▶ **Records for this exercise**
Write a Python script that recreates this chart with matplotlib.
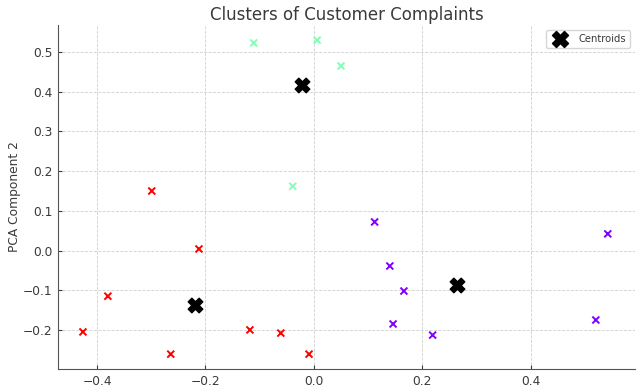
import matplotlib
matplotlib.use("Agg")
import matplotlib.pyplot as plt
import numpy as np

# PCA coordinates of the complaints, by cluster label
pc1 = [0.112, 0.140, 0.166, 0.146, 0.219, 0.542, 0.520,
       -0.111, 0.006, 0.050, -0.039,
       -0.299, -0.212, -0.380, -0.426, -0.264, -0.118, -0.061, -0.009]
pc2 = [0.072, -0.039, -0.102, -0.185, -0.213, 0.042, -0.175,
       0.523, 0.530, 0.465, 0.162,
       0.150, 0.004, -0.115, -0.205, -0.261, -0.200, -0.208, -0.261]
labels = [0, 0, 0, 0, 0, 0, 0,
          1, 1, 1, 1,
          2, 2, 2, 2, 2, 2, 2, 2]

centroid_x = [0.264, -0.022, -0.219]
centroid_y = [-0.087, 0.418, -0.137]

TEXT = "#3a3a3a"
plt.rcParams["text.color"] = TEXT
plt.rcParams["axes.labelcolor"] = TEXT
plt.rcParams["xtick.color"] = TEXT
plt.rcParams["ytick.color"] = TEXT

fig = plt.figure(figsize=(6.4, 3.86), dpi=100)
ax = fig.add_axes([0.0906, 0.044, 0.9014, 0.891])

ax.scatter(pc1, pc2, c=labels, cmap="rainbow", marker="x", s=25, linewidths=1.4)
ax.scatter(centroid_x, centroid_y, c="black", marker="X", s=110, label="Centroids")

ax.set_xlim(-0.472, 0.592)
ax.set_ylim(-0.2985, 0.568)
ax.set_xticks([-0.4, -0.2, 0.0, 0.2, 0.4])
ax.set_yticks([-0.2, -0.1, 0.0, 0.1, 0.2, 0.3, 0.4, 0.5])

ax.set_title("Clusters of Customer Complaints", fontsize=12, pad=4)
ax.set_ylabel("PCA Component 2", fontsize=8.8, labelpad=1.5)

ax.grid(True, linestyle="--", linewidth=0.6, color="#d0d0d0")
ax.set_axisbelow(True)
for side in ["top", "right"]:
    ax.spines[side].set_visible(False)
for side in ["left", "bottom"]:
    ax.spines[side].set_color("#555555")
ax.tick_params(axis="both", direction="in", labelsize=8.8, length=3, pad=4)

ax.legend(loc="upper right", fontsize=7.2, handletextpad=0.8, borderpad=0.4,
          markerscale=1.1)

fig.savefig("out.png", dpi=100)
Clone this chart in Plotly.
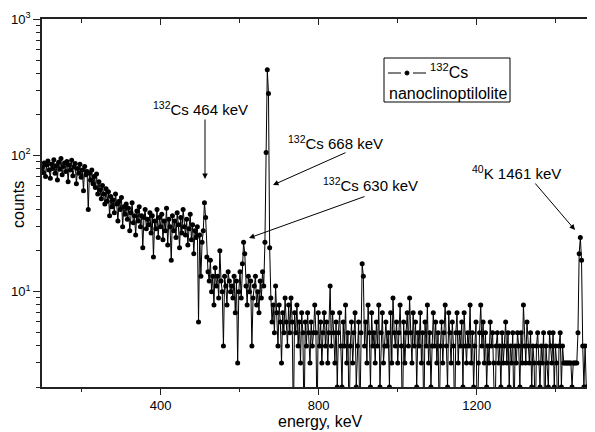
"""
plot.py
Gamma spectrum of 132Cs on nanoclinoptilolite, log counts vs energy.
"""

import plotly.graph_objects as go

# --- data: counts per channel, channels start at 100 keV, 3 keV wide ---
E_START = 100
E_STEP = 3

counts = [
    82, 75, 88, 70, 85, 91, 78, 68, 86, 80,      # 100-127 keV
    93, 74, 84, 66, 89, 79, 95, 72, 83, 88,      # 130-157
    76, 90, 64, 85, 78, 92, 71, 82, 87, 62,      # 160-187
    80, 74, 86, 69, 78, 55, 83, 72, 76, 40,      # 190-217
    74, 66, 78, 62, 70, 58, 73, 52, 64, 56,      # 220-247
    48, 60, 52, 44, 57, 46, 54, 36, 50, 42,      # 250-277
    47, 38, 52, 44, 33, 46, 40, 49, 30, 42,      # 280-307
    37, 44, 34, 41, 28, 38, 45, 32, 36, 26,      # 310-337
    39, 33, 42, 30, 36, 21, 35, 40, 29, 34,      # 340-367
    31, 38, 27, 36, 18, 33, 29, 40, 25, 35,      # 370-397
    30, 37, 24, 33, 28, 41, 22, 34, 30, 17,      # 400-427
    36, 28, 33, 25, 38, 31, 21, 35, 27, 40,      # 430-457
    30, 26, 34, 22, 29, 37, 24, 31, 19, 28,      # 460-487
    25, 30, 6, 26, 13, 23, 28, 45, 35, 18,       # 490-517
    14, 12, 17, 10, 13, 8, 15, 11, 13, 9,        # 520-547
    20, 12, 10, 4, 13, 11, 8, 14, 12, 10,        # 550-577
    11, 9, 13, 7, 12, 3, 10, 14, 9, 16,          # 580-607
    23, 19, 11, 8, 13, 10, 12, 4, 9, 11,         # 610-637
    13, 8, 10, 7, 12, 9, 14, 11, 23, 105,        # 640-667
    425, 284, 21, 9, 6, 8, 5, 11, 7, 4,          # 670-697
    8, 6, 3, 7, 5, 9, 6, 4, 8, 5,                # 700-727
    9, 6, 1, 7, 5, 8, 4, 6, 3, 7,                # 730-757
    5, 1, 6, 4, 7, 5, 3, 6, 4, 5,                # 760-787
    8, 5, 1, 7, 4, 6, 3, 5, 7, 4,                # 790-817
    6, 3, 5, 11, 4, 7, 5, 3, 6, 2,               # 820-847
    5, 7, 4, 2, 6, 4, 8, 3, 5, 1,                # 850-877
    4, 6, 3, 5, 7, 2, 4, 6, 1, 5,                # 880-907
    16, 13, 4, 6, 3, 8, 5, 2, 7, 4,              # 910-937
    5, 3, 6, 4, 8, 2, 5, 7, 3, 4,                # 940-967
    6, 4, 5, 2, 7, 3, 9, 5, 4, 6,                # 970-997
    3, 5, 8, 4, 1, 6, 3, 5, 7, 4,                # 1000-1027
    9, 5, 3, 7, 4, 6, 2, 5, 4, 7,                # 1030-1057
    3, 5, 1, 6, 4, 8, 3, 5, 2, 4,                # 1060-1087
    7, 4, 6, 3, 5, 1, 4, 6, 3, 5,                # 1090-1117
    8, 4, 2, 7, 5, 3, 6, 4, 1, 5,                # 1120-1147
    7, 3, 5, 4, 6, 2, 7, 4, 3, 5,                # 1150-1177
    4, 8, 3, 5, 2, 4, 6, 1, 3, 5,                # 1180-1207
    8, 4, 6, 3, 5, 2, 4, 3, 6, 4,                # 1210-1237
    5, 3, 1, 4, 5, 3, 4, 2, 5, 3,                # 1240-1267
    4, 6, 3, 5, 2, 4, 3, 5, 1, 4,                # 1270-1297
    3, 5, 4, 2, 5, 3, 8, 4, 3, 6,                # 1300-1327
    4, 3, 5, 2, 4, 3, 1, 4, 5, 3,                # 1330-1357
    2, 4, 3, 5, 1, 4, 3, 2, 5, 4,                # 1360-1387
    3, 5, 2, 4, 3, 1, 4, 5, 2, 4,                # 1390-1417
    3, 3, 3, 3, 3, 3, 3, 2, 3, 3,                # 1420-1447
    3, 3, 5, 19, 25, 17, 4, 2, 4, 2,             # 1450-1477
    2, 2, 2, 2, 2,                               # 1480-1492
]

x_ticks = [400, 800, 1200]
x_minor = [200, 600, 1000, 1400]
y_ticks = [10, 100, 1000]
y_ticktext = ["10<sup>1</sup>", "10<sup>2</sup>", "10<sup>3</sup>"]
y_minor = [2, 3, 4, 5, 6, 7, 8, 9, 20, 30, 40, 50, 60, 70, 80, 90,
           200, 300, 400, 500, 600, 700, 800, 900]

labels = [
    # text, text centre (px), arrow tip (px), arrow tail (px)
    ("<sup>132</sup>Cs 464 keV", (200, 109), (205, 179), (205, 118)),
    ("<sup>132</sup>Cs 668 keV", (335, 142), (273, 185), (347, 152)),
    ("<sup>132</sup>Cs 630 keV", (370, 184), (249, 238), (366, 196)),
    ("<sup>40</sup>K 1461 keV", (517, 172), (575, 230), (534, 182)),
]

FONT = "Liberation Sans, Arial, sans-serif"
X_RANGE = [100, 1494]
Y_RANGE = [0.301, 3]

# page body has an 8px margin, so the figure sits 8px in from the window
OFF = 8
W, H = 595 - OFF, 432 - OFF
# plot area in window pixels
L, R, T, B = 42, 593, 19, 387


def px(x):
    return (x - L) / (R - L)


def py(y):
    return (B - y) / (B - T)


def add_text(text, x, y, size, xanchor="center", **kw):
    fig.add_annotation(text=text, x=px(x), y=py(y), xref="paper",
                       yref="paper", xanchor=xanchor, yanchor="middle",
                       showarrow=False, font=dict(size=size, family=FONT),
                       **kw)


fig = go.Figure()
fig.add_trace(go.Scatter(
    y=counts, x0=E_START, dx=E_STEP,
    mode="lines+markers",
    line=dict(color="black", width=1),
    marker=dict(color="black", size=5),
    showlegend=False,
))

axis_common = dict(showline=True, linecolor="#222", linewidth=1.5,
                   showgrid=False, zeroline=False, tickcolor="#222",
                   automargin=False)

fig.update_layout(
    width=W, height=H,
    margin=dict(l=L - OFF, r=W - (R - OFF), t=T - OFF, b=H - (B - OFF)),
    plot_bgcolor="white", paper_bgcolor="white",
    font=dict(family=FONT, color="black"),
    xaxis=dict(range=X_RANGE, tickmode="array", tickvals=x_ticks,
               ticks="outside", ticklen=6, tickwidth=1.2,
               tickfont=dict(size=13),
               minor=dict(tickvals=x_minor, ticks="outside",
                          ticklen=3, tickwidth=1.2, tickcolor="#222"),
               **axis_common),
    yaxis=dict(type="log", range=Y_RANGE, tickmode="array",
               tickvals=y_ticks, ticktext=y_ticktext,
               ticks="outside", ticklen=7, tickwidth=1.2,
               tickfont=dict(size=13),
               minor=dict(tickvals=y_minor, ticks="outside", ticklen=4,
                          tickwidth=1.2, tickcolor="#222"),
               **axis_common),
    xaxis2=dict(range=X_RANGE, overlaying="x", side="top", anchor="y",
                tickmode="array", tickvals=x_ticks, ticks="inside",
                ticklen=6, tickwidth=1.2, showticklabels=False,
                minor=dict(tickvals=x_minor, ticks="inside",
                           ticklen=4, tickwidth=1.2, tickcolor="#222"),
                **axis_common),
    yaxis2=dict(type="log", range=Y_RANGE, overlaying="y", side="right",
                anchor="x", tickmode="array", tickvals=y_ticks,
                ticks="inside", ticklen=6, tickwidth=1.2,
                showticklabels=False,
                minor=dict(tickvals=y_minor, ticks="inside", ticklen=4,
                           tickwidth=1.2, tickcolor="#222"),
                **axis_common),
)

# empty trace so the top/right axes get drawn
fig.add_trace(go.Scatter(x=[None], y=[None], xaxis="x2", yaxis="y2",
                         showlegend=False, hoverinfo="skip"))

# axis titles
add_text("energy, keV", 320, 421, 16)
add_text("counts", 18, 205, 16, textangle=-90)

# peak labels with arrows
for text, (tx, ty), (hx, hy), (sx, sy) in labels:
    add_text(text, tx, ty, 15)
    fig.add_annotation(text="", x=px(hx), y=py(hy), xref="paper",
                       yref="paper", ax=sx - hx, ay=sy - hy,
                       showarrow=True, arrowhead=2, arrowsize=1.1,
                       arrowwidth=1, arrowcolor="black", standoff=0)

# hand-made legend box
fig.add_shape(type="rect", xref="paper", yref="paper",
              x0=px(384), x1=px(510), y0=py(102), y1=py(58),
              line=dict(color="black", width=1), fillcolor="white")
fig.add_shape(type="line", xref="paper", yref="paper",
              x0=px(388), x1=px(401), y0=py(73), y1=py(73),
              line=dict(color="black", width=1))
fig.add_shape(type="line", xref="paper", yref="paper",
              x0=px(413), x1=px(426), y0=py(73), y1=py(73),
              line=dict(color="black", width=1))
fig.add_shape(type="circle", xref="paper", yref="paper",
              x0=px(405), x1=px(409), y0=py(75), y1=py(71),
              line=dict(color="black", width=1), fillcolor="black")
add_text("<sup>132</sup>Cs", 428, 71, 16, xanchor="left")
add_text("nanoclinoptilolite", 387, 93, 16, xanchor="left")

fig.write_html("out.html")
print("Saved out.html")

▶ **Direction**
Give again, word for word, every line from the top of the data through the line with "import numpy as np", both ends included, and exclude the pictures.

▶ **Completed exercise**
Write a Python script that recreates this chart with matplotlib.
import matplotlib
matplotlib.use("Agg")
import matplotlib.pyplot as plt
import numpy as np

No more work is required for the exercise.